Christ hangs on the cross with his eyes wide open, with unblemished skin, and a body full of power: symbolic of everlasting life. This style, known as the Christus triumphans ("Triumphant Christ"), for contemporary, especially Franciscan, taste, lacked verisimilitude and bore little relation to the actual suffering likely endured during a crucifixion, and overly distanced the divine from the human aspect of Christ. From about 1240, painters favoured the Christus patiens ("Suffering Christ") style: a saviour who shared and carried the burden and pain of humanity. The Santa Croce Crucifix is one of the earliest and best known examples of the type. Contemporaries such as Dante believed that Giotto, Cimabue's pupil, developed and perfected the innovations of his master.
The church at Santa Croce was the third the Franciscans constructed at the site. It was begun in 1295, some 10–15 years after Cimabue completed his Crucfix, which is believed to have been commissioned for the earlier church, where it probably hung over the altar or above the rood screen, which would typically have contained a representation of the Crucifixion. At other times, it hung at the north transept, the sacristy and by the entrance on the southern flank.
Due to lack of written record, it is difficult to attribute unsigned works from the period with any degree of certainty. Although Crucifix's origin has often been contested, it is generally thought be by Cimabue based on stylistic traits and mentions by Vasari and Nicolò Albertini. The work is relatively primitive compared to established Cimabue works from the 1290s, and is thus believed to date from his early period. It is considered an important transitional piece, however "antiquated".
Damage and restoration
The crucifix was installed in church of Santa Croce at the end of the thirteenth century and remained there until 1966, when the banks of the Arno river burst and flooded Florence (see 1966 flood of the Arno River). Thousands of art works were damaged or destroyed, and the Crucifix–widely considered the most important piece affected by the flood–lost 60% of its paint. It had suffered earlier flood damage in 1333 and 1557. In 1966 it was on display in the lower Museo dell' Opera, closer to the waterline than it had been during earlier floods. The water level reached the height of Christ's nimbus, and took large tracts of paint when it retreated. The water left the canvas stripped, with tiny specks of pigment floating around it (which were picked up with pliers by staff wading in the water after the torrents had subsided), and deposited oil, mud and naphtha on the wood frame.

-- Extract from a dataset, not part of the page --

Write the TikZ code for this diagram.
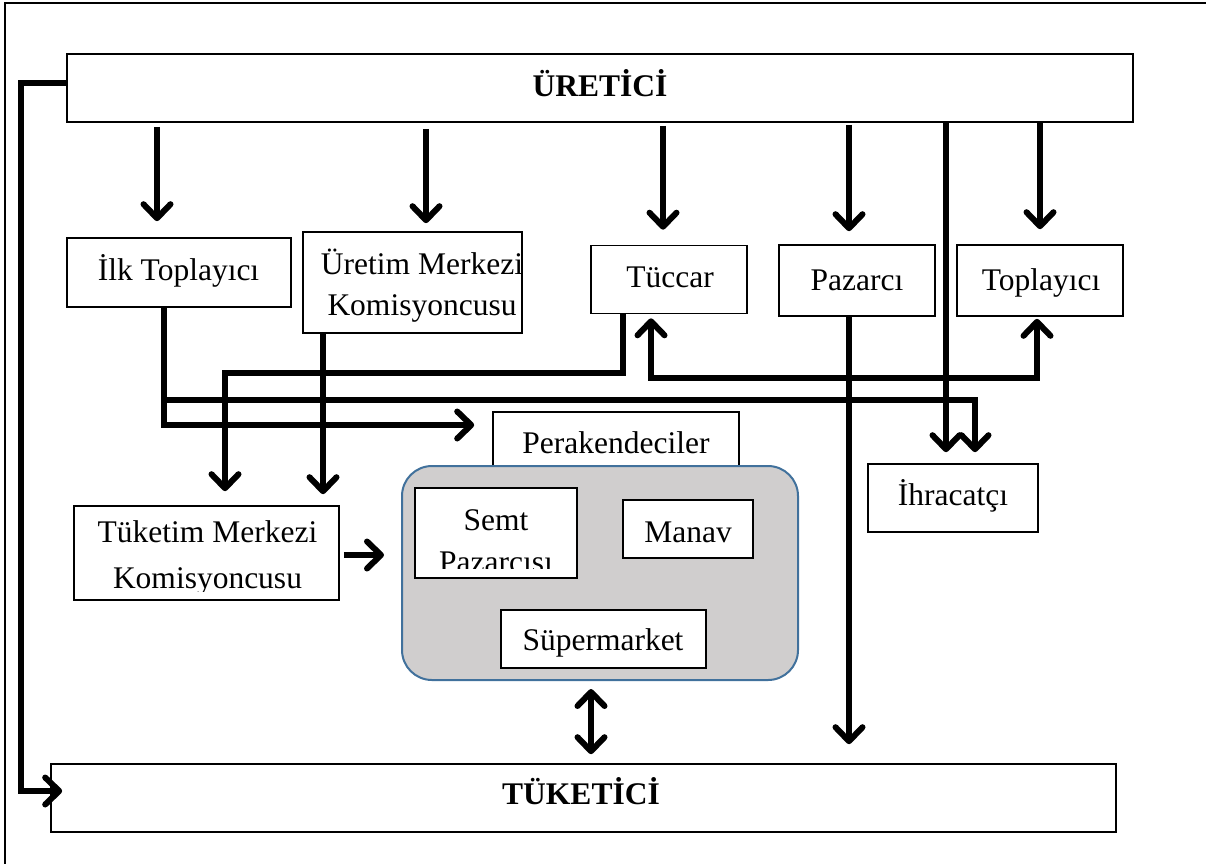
\documentclass[tikz,border=0pt]{standalone}
\usepackage{fontspec}
\setmainfont{Liberation Serif}
\usetikzlibrary{arrows.meta}
\definecolor{greyfill}{RGB}{208,206,206}
\definecolor{blueline}{RGB}{65,113,156}
\begin{document}
\begin{tikzpicture}[x=1pt,y=-1pt,
  box/.style={draw, line width=1.6pt, fill=white, inner sep=0pt},
  txt/.style={font=\fontsize{31.5}{36}\selectfont, inner sep=0pt, anchor=base},
  txtb/.style={font=\fontsize{31.5}{36}\selectfont\bfseries, inner sep=0pt, anchor=base},
  tipb/.tip={Straight Barb[length=14pt,width=27pt,round,line width=6pt]},
  arr/.style={line width=5.5pt, -tipb},
  darr/.style={line width=5.5pt, tipb-tipb}]
\useasboundingbox (0,0) rectangle (1206,863);
% outer frame
\draw[line width=1.6pt] (5,870) -- (5,3) -- (1212,3);

% boxes
\node[box, minimum width=1066pt, minimum height=68pt] (ure) at (600,88) {};
\node[txtb] (ureT) at (600,96) {ÜRETİCİ};
\node[box, minimum width=1065pt, minimum height=68pt] (tuk) at (583.5,798) {};
\node[txtb] (tukT) at (581,804) {TÜKETİCİ};

\node[box, minimum width=224pt, minimum height=69pt] (ilk) at (179,272.5) {};
\node[txt] (ilkT) at (178.5,280) {İlk Toplayıcı};

\node[box, minimum width=219pt, minimum height=101pt] (urm) at (412.5,282.5) {};
\node[txt] (urmT1) at (422,274) {Üretim Merkezi};
\node[txt] (urmT2) at (422,315) {Komisyoncusu};

\node[box, minimum width=156pt, minimum height=68pt] (tuc) at (669,279.5) {};
\node[txt] (tucT) at (670,287) {Tüccar};

\node[box, minimum width=156pt, minimum height=71pt] (paz) at (857,280.5) {};
\node[txt] (pazT) at (857,290) {Pazarcı};

\node[box, minimum width=166pt, minimum height=71pt] (top) at (1040,280.5) {};
\node[txt] (topT) at (1041,290) {Toplayıcı};

\node[box, minimum width=246pt, minimum height=60pt] (perak) at (616,442) {};
\node[txt] (perakT) at (616,453) {Perakendeciler};

\node[draw=blueline, fill=greyfill, line width=2pt, rounded corners=30pt,
      minimum width=396pt, minimum height=214pt, inner sep=0pt] (ret) at (600,573) {};

\node[box, minimum width=162pt, minimum height=90pt] (semt) at (496,533) {};
\begin{scope}
  \clip (415,488) rectangle (577,568);
  \node[txt] (semtT1) at (496,530) {Semt};
  \node[txt] (semtT2) at (496,572) {Pazarcısı};
\end{scope}

\node[box, minimum width=130pt, minimum height=58pt] (manav) at (688,529) {};
\node[txt] (manavT) at (688,542) {Manav};

\node[box, minimum width=205pt, minimum height=58pt] (super) at (603.5,639) {};
\node[txt] (superT) at (603,650) {Süpermarket};

\node[box, minimum width=170pt, minimum height=68pt] (ihr) at (953,498) {};
\node[txt] (ihrT) at (953,505) {İhracatçı};

\node[box, minimum width=265pt, minimum height=94pt] (tmk) at (206.5,553) {};
\begin{scope}
  \clip (75,507) rectangle (338,591);
  \node[txt] (tmkT1) at (207.5,542) {Tüketim Merkezi};
  \node[txt] (tmkT2) at (207.5,588) {Komisyoncusu};
\end{scope}

% helper coordinates
\coordinate (xa) at (157,0);
\coordinate (xb) at (426,0);
\coordinate (xc) at (663,0);
\coordinate (xd) at (849,0);
\coordinate (xe) at (1040,0);
\coordinate (xf) at (946,0);
\coordinate (xI) at (164,0);
\coordinate (xJ) at (975,0);
\coordinate (xK) at (623,0);
\coordinate (xL) at (225,0);
\coordinate (xM) at (323,0);
\coordinate (xN) at (651,0);
\coordinate (xO) at (1037,0);
\coordinate (xP) at (591,0);
\coordinate (xQ) at (21,0);
\coordinate (yA) at (0,425);
\coordinate (yB) at (0,400);
\coordinate (yC) at (0,373);
\coordinate (yD) at (0,378);
\coordinate (yE) at (0,555);
\coordinate (yF) at (0,83);
\coordinate (yG) at (0,791);

% connectors from producer
\draw[arr, shorten <=4pt, shorten >=16pt] (ure.south -| xa) -- (ilk.north -| xa);
\draw[arr, shorten <=6pt, shorten >=8pt] (ure.south -| xb) -- (urm.north -| xb);
\draw[arr, shorten <=3pt, shorten >=15pt] (ure.south -| xc) -- (tuc.north -| xc);
\draw[arr, shorten <=2pt, shorten >=13pt] (ure.south -| xd) -- (paz.north -| xd);
\draw[arr, shorten >=15pt] (ure.south -| xe) -- (top.north -| xe);
\draw[arr, shorten >=11pt] (ure.south -| xf) -- (ihr.north -| xf);

% ilk toplayici
\draw[arr, shorten >=18pt] (ilk.south -| xI) |- (perak.west |- yA);
\draw[arr, shorten >=11pt] (ilk.south -| xI) -- (xI |- yB) -| (ihr.north -| xJ);

% tuccar -> tuketim merkezi
\draw[arr, shorten >=14pt] (tuc.south -| xK) -- (xK |- yC) -| (tmk.north -| xL);
% uretim merkezi -> tuketim merkezi
\draw[arr, shorten >=11pt] (urm.south -| xM) -- (tmk.north -| xM);
% tuccar <-> toplayici
\draw[darr, shorten <=4pt, shorten >=2pt] (tuc.south -| xN) -- (xN |- yD) -| (top.south -| xO);
% pazarci -> tuketici
\draw[arr, shorten >=19pt] (paz.south -| xd) -- (tuk.north -| xd);
% tuketim merkezi -> perakendeciler
\draw[arr, shorten <=4pt, shorten >=17pt] (tmk.east |- yE) -- (ret.west |- yE);
% perakendeciler <-> tuketici
\draw[darr, shorten <=8pt, shorten >=9pt] (ret.south -| xP) -- (tuk.north -| xP);
% uretici -> tuketici
\draw[arr, shorten >=-12pt] (ure.west |- yF) -- (xQ |- yF) -- (xQ |- yG) -- (tuk.west |- yG);
\end{tikzpicture}
\end{document}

A team of restorers led by Umberto Baldini at the "Laboratario del Restauro" in Florence spent ten years reapplying paint. They worked in an almost pointillist manner, with the aid of computer modeling. The wooden frame had significantly weakened, and it was necessary to separate it from the both the gesso and canvas to prevent buckling as the reapplied paint dried. The restorers succeeded in returning the work close to its original appearance, and it was put back on public display in 1976.
The success of the restoration brought the painting additional fame, and since then it has been loaned to galleries outside Italy, the first time it had left Florence since its inception. According to critic Waldemar Januszczak it was taken "around the globe in a curious, post-restoration state—part original artwork, part masterpiece of modern science...a thirteenth century—twentieth-century hybrid."